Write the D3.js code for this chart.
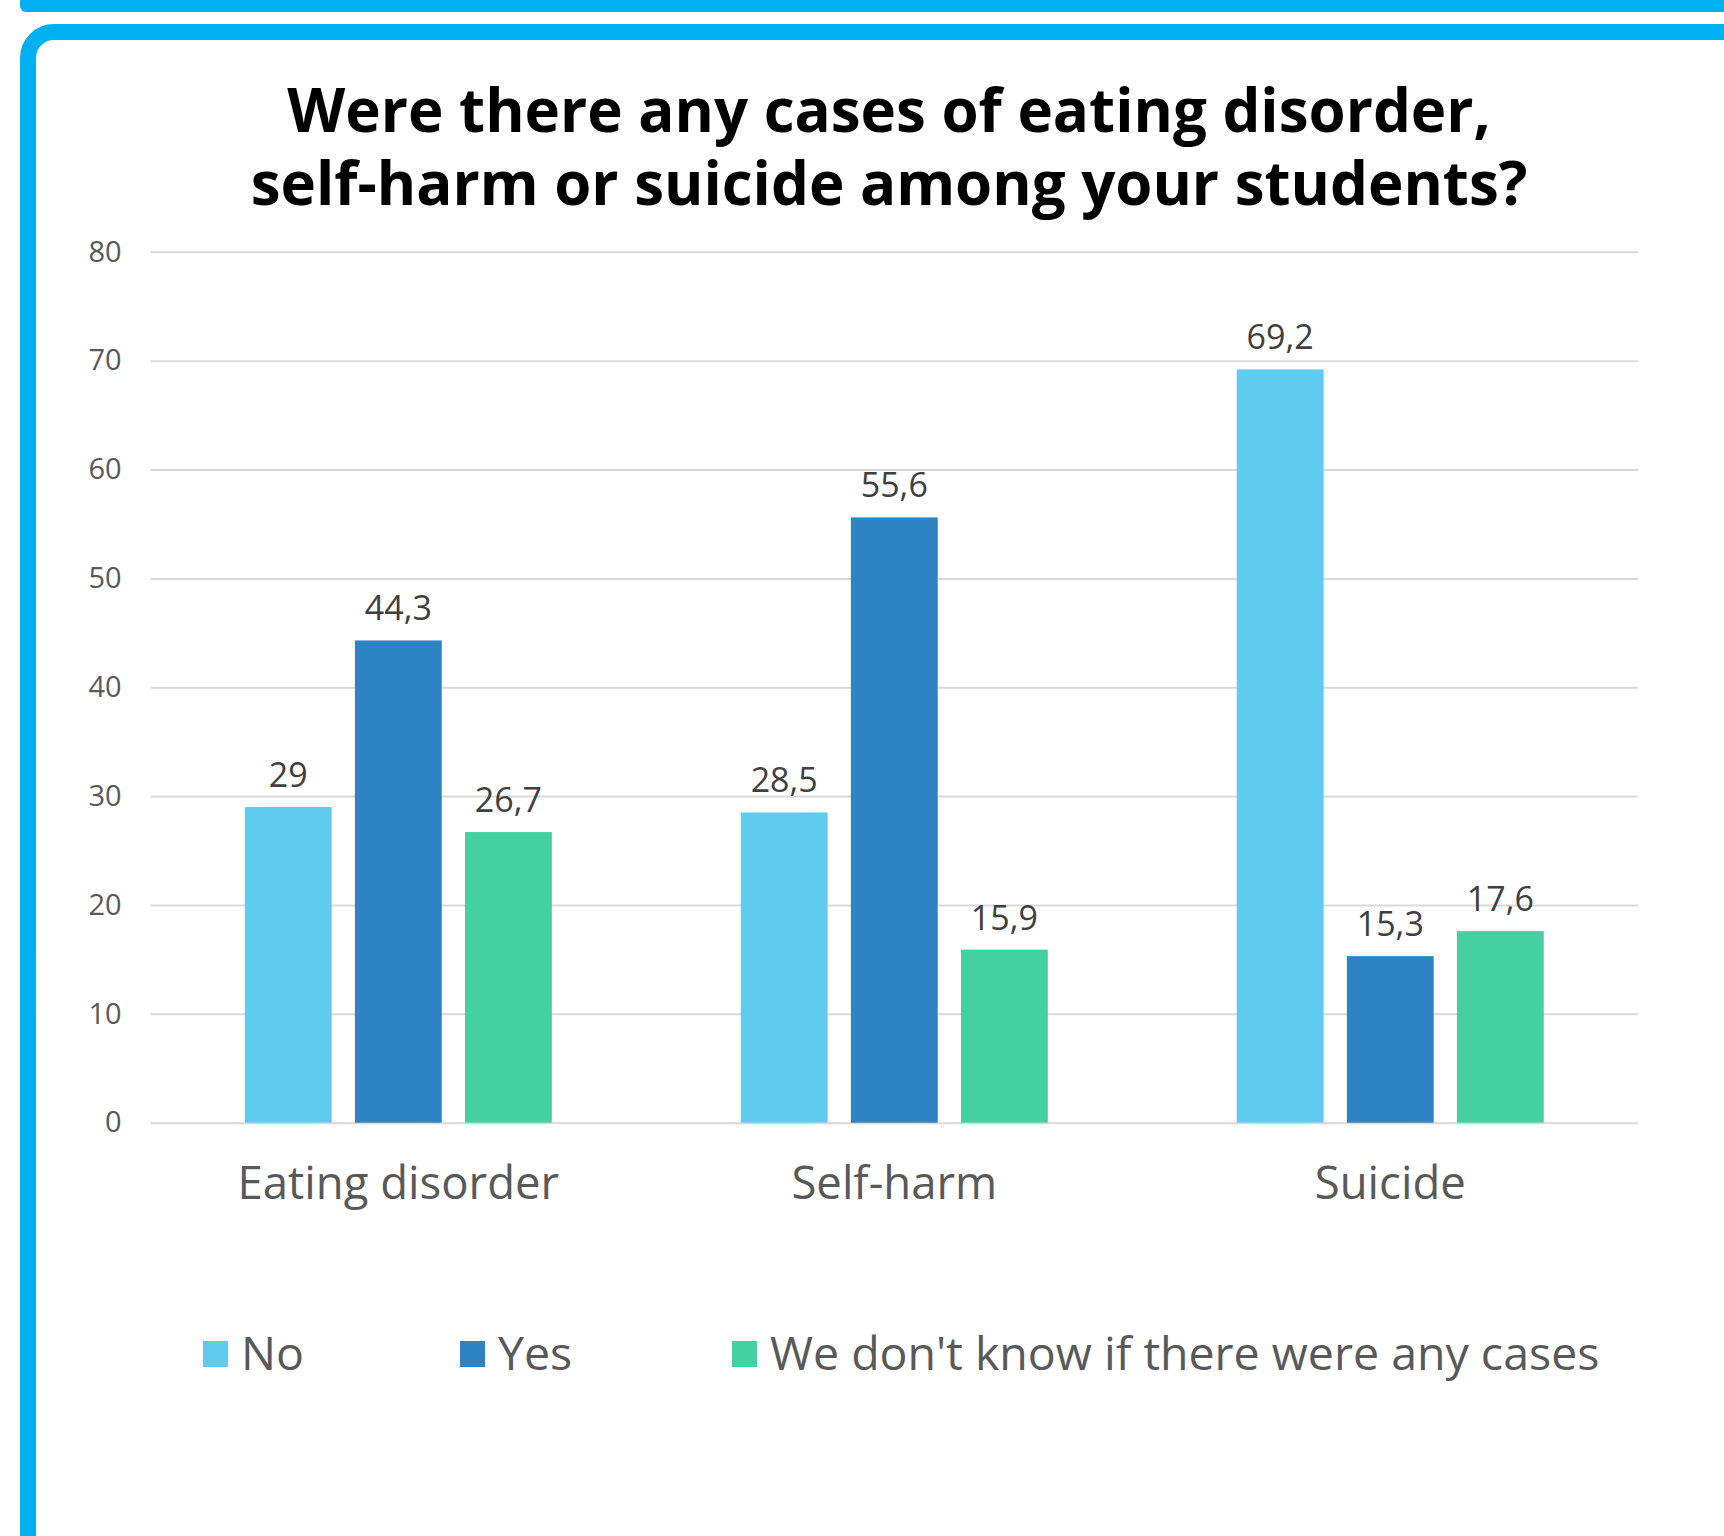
<!DOCTYPE html>
<html>
<head>
<meta charset="utf-8">
<script src="https://cdn.jsdelivr.net/npm/d3@7"></script>
<style>
  html, body { margin: 0; padding: 0; background: #ffffff; }
  svg { display: block; }
</style>
</head>
<body>
<script>
// ---- data ----
const titleLines = ["Were there any cases of eating disorder,", "self-harm or suicide among your students?"];
const categories = ["Eating disorder", "Self-harm", "Suicide"];
const seriesNames = ["No", "Yes", "We don't know if there were any cases"];
const noValues = [29, 28.5, 69.2];
const yesValues = [44.3, 55.6, 15.3];
const dontKnowValues = [26.7, 15.9, 17.6];
const yTicks = [0, 10, 20, 30, 40, 50, 60, 70, 80];

const seriesValues = [noValues, yesValues, dontKnowValues];
const colors = ["#5FCBEF", "#2E83C4", "#43D1A2"];

const W = 1724, H = 1536;
const svg = d3.select("body").append("svg").attr("width", W).attr("height", H);

// ---- frame ----
svg.append("rect").attr("x", 20).attr("y", -30).attr("width", W + 40).attr("height", 42)
  .attr("rx", 6).attr("fill", "#00B0F0");
svg.append("rect").attr("x", 28).attr("y", 32).attr("width", W + 60).attr("height", H + 40)
  .attr("rx", 26).attr("fill", "#ffffff").attr("stroke", "#00B0F0").attr("stroke-width", 16);

// ---- title ----
svg.append("g").selectAll("text").data(titleLines).join("text")
  .attr("text-anchor", "middle")
  .attr("font-family", "'Open Sans', sans-serif").attr("font-weight", 700)
  .attr("font-size", 60).attr("fill", "#000000")
  .attr("x", 889).attr("y", (d, i) => i === 0 ? 132 : 205).text(d => d);

// ---- scales ----
const y = d3.scaleLinear().domain([0, 80]).range([1122.7, 251.8]);
const x0 = d3.scaleBand().domain(categories).range([150.6, 1638]).paddingInner(0.381).paddingOuter(0.19);
const x1 = d3.scaleBand().domain(seriesNames).range([0, x0.bandwidth()]).paddingInner(0.211);

// ---- grid + y axis ----
const yAxis = d3.axisLeft(y).tickValues(yTicks).tickSize(-(1638 - 150.6)).tickPadding(29)
  .tickFormat(d => String(d));
const gy = svg.append("g").attr("transform", "translate(150.6,0)").call(yAxis);
gy.select(".domain").remove();
gy.selectAll(".tick line").attr("stroke", "#d9d9d9").attr("stroke-width", 2);
gy.selectAll(".tick text").attr("fill", "#595959").attr("font-size", 29)
  .attr("font-family", "'Open Sans', sans-serif");

// ---- bars ----
const groups = svg.append("g").selectAll("g").data(categories).join("g")
  .attr("transform", d => `translate(${x0(d)},0)`);

const cellData = (c, ci) => seriesNames.map((s, si) => ({s, si, v: seriesValues[si][ci]}));

groups.selectAll("rect").data(cellData)
  .join("rect")
  .attr("x", d => x1(d.s)).attr("width", x1.bandwidth())
  .attr("y", d => y(d.v)).attr("height", d => y(0) - y(d.v))
  .attr("fill", d => colors[d.si]);

groups.selectAll("text").data(cellData)
  .join("text")
  .attr("x", d => x1(d.s) + x1.bandwidth() / 2).attr("y", d => y(d.v) - 20)
  .attr("text-anchor", "middle").attr("font-family", "'Open Sans', sans-serif")
  .attr("font-size", 34).attr("fill", "#404040")
  .text(d => String(d.v).replace(".", ","));

// ---- x axis labels ----
const xAxis = d3.axisBottom(x0).tickSize(0).tickPadding(0);
const gx = svg.append("g").attr("transform", "translate(0,1122.7)").call(xAxis);
gx.select(".domain").remove();
gx.selectAll(".tick text").attr("fill", "#595959").attr("font-size", 45.5)
  .attr("font-family", "'Open Sans', sans-serif").attr("dy", null).attr("y", 76);

// ---- legend ----
const legendX = [203, 460, 732];
const legend = svg.append("g").selectAll("g").data(seriesNames).join("g")
  .attr("transform", (d, i) => `translate(${legendX[i]},0)`);
legend.append("rect").attr("x", 0).attr("y", 1341).attr("width", 25).attr("height", 26)
  .attr("fill", (d, i) => colors[i]);
legend.append("text").attr("x", 38).attr("y", 1370)
  .attr("font-family", "'Open Sans', sans-serif").attr("font-size", 46.5).attr("fill", "#595959")
  .text(d => d);
</script>
</body>
</html>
--------------------------------------------------
§ **The task**
Copy the listing exactly. Any image in it stays out of the copy.

§ **The answer**
Write the D3.js code for this chart.
<!DOCTYPE html>
<html>
<head>
<meta charset="utf-8">
<script src="https://cdn.jsdelivr.net/npm/d3@7"></script>
<style>
  html, body { margin: 0; padding: 0; background: #ffffff; }
  svg { display: block; }
</style>
</head>
<body>
<script>
// ---- data ----
const titleLines = ["Were there any cases of eating disorder,", "self-harm or suicide among your students?"];
const categories = ["Eating disorder", "Self-harm", "Suicide"];
const seriesNames = ["No", "Yes", "We don't know if there were any cases"];
const noValues = [29, 28.5, 69.2];
const yesValues = [44.3, 55.6, 15.3];
const dontKnowValues = [26.7, 15.9, 17.6];
const yTicks = [0, 10, 20, 30, 40, 50, 60, 70, 80];

const seriesValues = [noValues, yesValues, dontKnowValues];
const colors = ["#5FCBEF", "#2E83C4", "#43D1A2"];

const W = 1724, H = 1536;
const svg = d3.select("body").append("svg").attr("width", W).attr("height", H);

// ---- frame ----
svg.append("rect").attr("x", 20).attr("y", -30).attr("width", W + 40).attr("height", 42)
  .attr("rx", 6).attr("fill", "#00B0F0");
svg.append("rect").attr("x", 28).attr("y", 32).attr("width", W + 60).attr("height", H + 40)
  .attr("rx", 26).attr("fill", "#ffffff").attr("stroke", "#00B0F0").attr("stroke-width", 16);

// ---- title ----
svg.append("g").selectAll("text").data(titleLines).join("text")
  .attr("text-anchor", "middle")
  .attr("font-family", "'Open Sans', sans-serif").attr("font-weight", 700)
  .attr("font-size", 60).attr("fill", "#000000")
  .attr("x", 889).attr("y", (d, i) => i === 0 ? 132 : 205).text(d => d);

// ---- scales ----
const y = d3.scaleLinear().domain([0, 80]).range([1122.7, 251.8]);
const x0 = d3.scaleBand().domain(categories).range([150.6, 1638]).paddingInner(0.381).paddingOuter(0.19);
const x1 = d3.scaleBand().domain(seriesNames).range([0, x0.bandwidth()]).paddingInner(0.211);

// ---- grid + y axis ----
const yAxis = d3.axisLeft(y).tickValues(yTicks).tickSize(-(1638 - 150.6)).tickPadding(29)
  .tickFormat(d => String(d));
const gy = svg.append("g").attr("transform", "translate(150.6,0)").call(yAxis);
gy.select(".domain").remove();
gy.selectAll(".tick line").attr("stroke", "#d9d9d9").attr("stroke-width", 2);
gy.selectAll(".tick text").attr("fill", "#595959").attr("font-size", 29)
  .attr("font-family", "'Open Sans', sans-serif");

// ---- bars ----
const groups = svg.append("g").selectAll("g").data(categories).join("g")
  .attr("transform", d => `translate(${x0(d)},0)`);

const cellData = (c, ci) => seriesNames.map((s, si) => ({s, si, v: seriesValues[si][ci]}));

groups.selectAll("rect").data(cellData)
  .join("rect")
  .attr("x", d => x1(d.s)).attr("width", x1.bandwidth())
  .attr("y", d => y(d.v)).attr("height", d => y(0) - y(d.v))
  .attr("fill", d => colors[d.si]);

groups.selectAll("text").data(cellData)
  .join("text")
  .attr("x", d => x1(d.s) + x1.bandwidth() / 2).attr("y", d => y(d.v) - 20)
  .attr("text-anchor", "middle").attr("font-family", "'Open Sans', sans-serif")
  .attr("font-size", 34).attr("fill", "#404040")
  .text(d => String(d.v).replace(".", ","));

// ---- x axis labels ----
const xAxis = d3.axisBottom(x0).tickSize(0).tickPadding(0);
const gx = svg.append("g").attr("transform", "translate(0,1122.7)").call(xAxis);
gx.select(".domain").remove();
gx.selectAll(".tick text").attr("fill", "#595959").attr("font-size", 45.5)
  .attr("font-family", "'Open Sans', sans-serif").attr("dy", null).attr("y", 76);

// ---- legend ----
const legendX = [203, 460, 732];
const legend = svg.append("g").selectAll("g").data(seriesNames).join("g")
  .attr("transform", (d, i) => `translate(${legendX[i]},0)`);
legend.append("rect").attr("x", 0).attr("y", 1341).attr("width", 25).attr("height", 26)
  .attr("fill", (d, i) => colors[i]);
legend.append("text").attr("x", 38).attr("y", 1370)
  .attr("font-family", "'Open Sans', sans-serif").attr("font-size", 46.5).attr("fill", "#595959")
  .text(d => d);
</script>
</body>
</html>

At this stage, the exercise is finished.